Senior figures in the tourism industry believe that the recovery in 2022 could bring back 60 per cent of the number of international visitors that came in 2019, the last full pre-pandemic season for the sector when more than 9.7 million international visitors arrived.
The Irish Tourism Industry Confederation (Itic), the umbrella lobby group for the sector, estimated that international arrivals for February were more than 40 per cent down on the number for 2019, based on figures provided to it by carriers, sea ports and airports. It warned, however, that official State data on the tourism sector is currently limited and it raised concerns about the potential impact of this on policymaking.
The Central Statistics Office (CSO), which normally collates accurate data on visitor numbers gleaned from in-person surveys carried out at ports and airports, suspended this activity during the pandemic and has yet to recommence it. It has been suggested to the industry that it could be after the summer before the CSO relaunches its series of port surveys.
In the meantime, Itic said it would continue to make its own estimates of international arrivals in the absence of State data. The lobby group on Wednesday relaunched its monthly tourism dashboard in association with AIB, which gives a statistical snapshot of the sector, tracking indicators such as arrivals, employment and hotel occupancy rates.
The dashboard for February suggests that about 44,000 visitors from America arrived to Ireland last month, a reduction of 48 per cent on the numbers for 2019. It estimates a 40 per cent drop in British visitors, to 152,000, while numbers from the rest of Europe were down 35 per cent on 2019 levels.

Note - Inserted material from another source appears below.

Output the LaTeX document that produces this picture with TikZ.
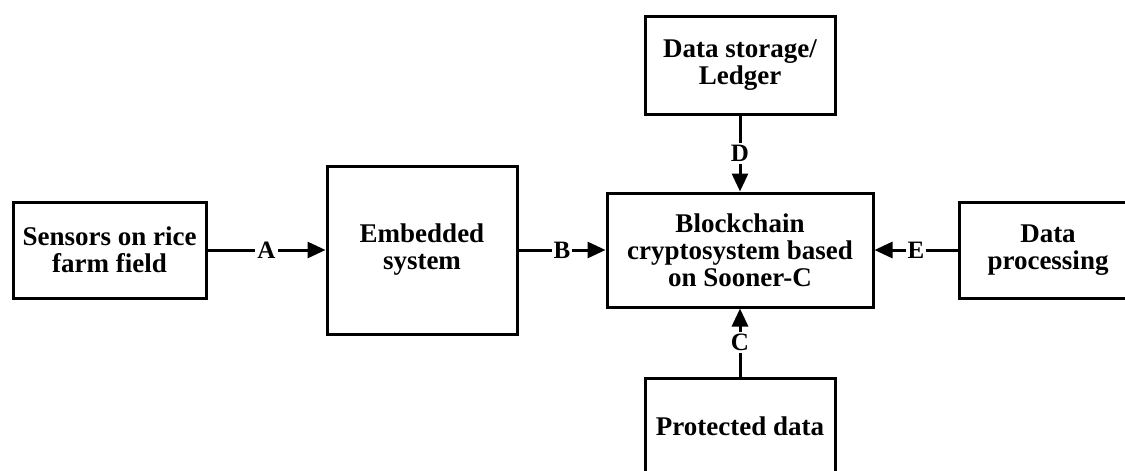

Itic said overall numbers at Dublin Airport were down 34 per cent on 2019 levels, while the number of passengers travelling by ferry was down by 40 per cent.
Eoghan O’Mara Walsh, Itic’s chief executive, said a recovery to 60 per cent of 2019 levels would be “no mean feat” given the “mauling” the sector had received in 2020 and 2021.
“The situation is so volatile at the moment. The big question is whether the war in Ukraine will spook some markets and whether the spike in oil prices would have a major impact on fares,” he said. Itic also said the labour shortage in tourism could hamper its recovery.
He said the anecdotal feedback from tourism businesses for the St Patrick’s Day celebrations last week suggested many in the sector were “delighted” with how it went.
“There were a lot of American accents about,” said Mr O’Mara Walsh. He said many of those bookings would have been made months ago, however, and it is unclear if the momentum will be affected by fears among US visitors of war in Europe.
Many accommodation providers remain optimistic, however. Sean O’Driscoll, the chief executive of the iNua Collection hotel group, told Itic this month that it was “pleasantly surprised” with how quickly bookings are returning.
He said the group, whose 10 hotels includes Muckross Park in Kerry and the Fairways in Dundalk, expects occupancy through April to be down just 10 per cent on 2019 levels, and later in the season, the gap may narrow to 5 per cent.